College football is rich with tradition and symbols.
With the rise of the “Turnover Chain” at the University of Miami, we’ve now seen later iterations of traditions, including turnover pencils and chainsaws. There is a form of team camaraderie built in these symbols, meant to celebrate defensive excellence. But was the turnover chain the first of these symbols? Wrong. There’s a certain tradition that belongs to the University of Florida that has been passed down for eight years now, long before Mark Richt was at Miami.
If you’ve been to Valdosta High School football games, you may have seen a doll on the sidelines, the infamous Chucky doll.
When Jaheim Bell initially committed to the University of Florida, the doll became a staple around games, and it carries a tradition that goes back a few years for the Gators.
Chucky, of course, is the murderous doll from the cult classic movies of the 1980s and ’90s.
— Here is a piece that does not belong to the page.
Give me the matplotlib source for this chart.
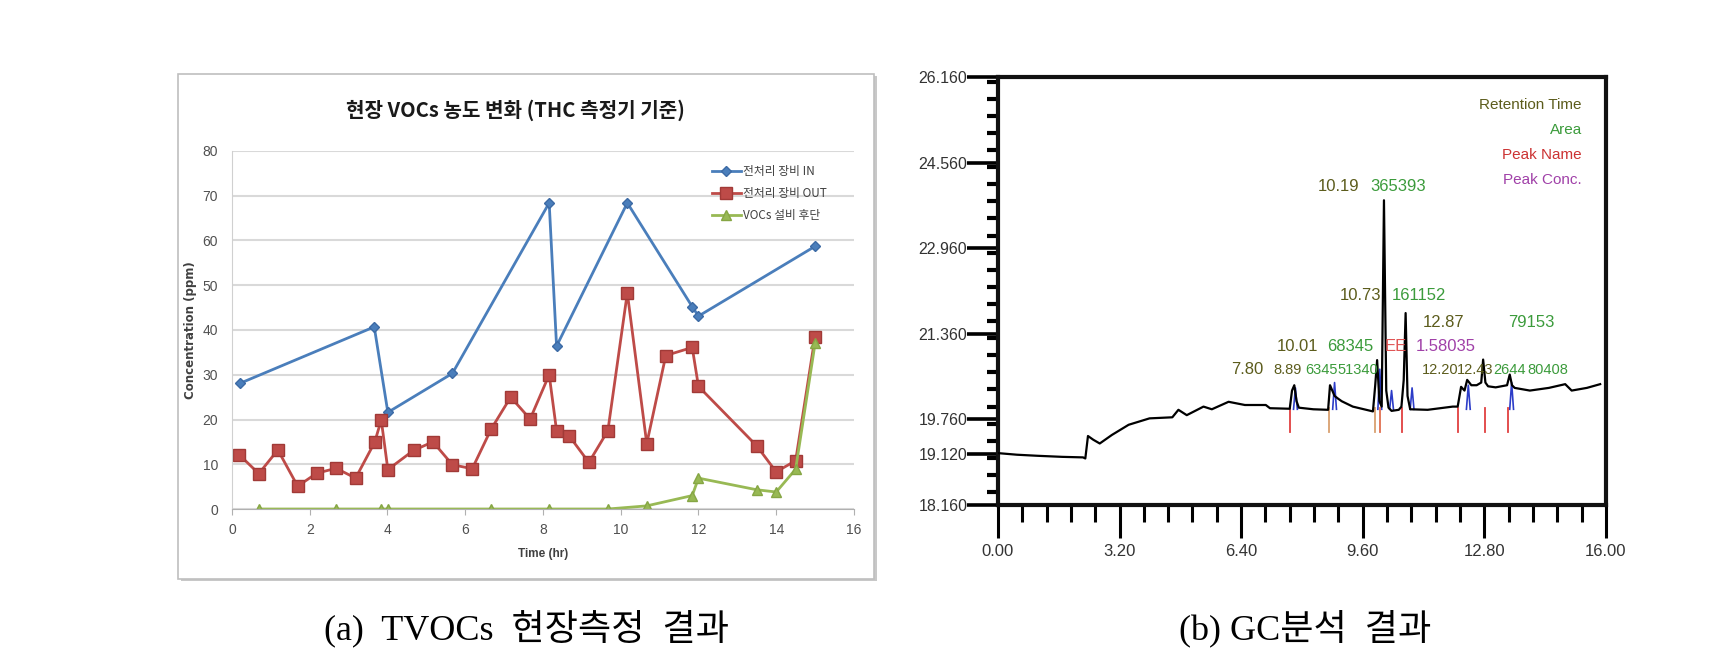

But the Gator tradition was started in 2011: When defensive end Dominique Easely had the Chucky doll, it was a symbol of the Gators’ tenacity and killer instinct on the defensive side of the ball. It was that defensive dominance and spirit that made the Chucky doll their staple for years to come.
Chucky became the second symbol for the Gators, and their killer instinct on the defensive side of the ball was being written into the record books. Florida was constantly one of the top defensive teams in the country, and every year saw another great prospect drafted from their ranks.
From then on, many players carried on the tradition, with Dante Fowler Jr. taking the doll from Easely and passing it along for years. It was a span that saw 17 Gators defensive players drafted, showing their dominance. That’s when it hit the recruiting scene.
Many players began using the doll as their unofficial form of commitment to the university. The symbol for the great defensive players who had pride for the Gators made its way to high school sidelines, and now you’ll see the doll with nearly every recruit. The tradition had transcended its initial purpose and became a Florida Gator staple.
Bell had it with him to announce his initial commitment to the University of Florida, and while he may have since turned away from Florida, the Chucky tradition lives on. You can assume you’ll see many more Chucky dolls come National Signing Day as players don the Gator blue and orange.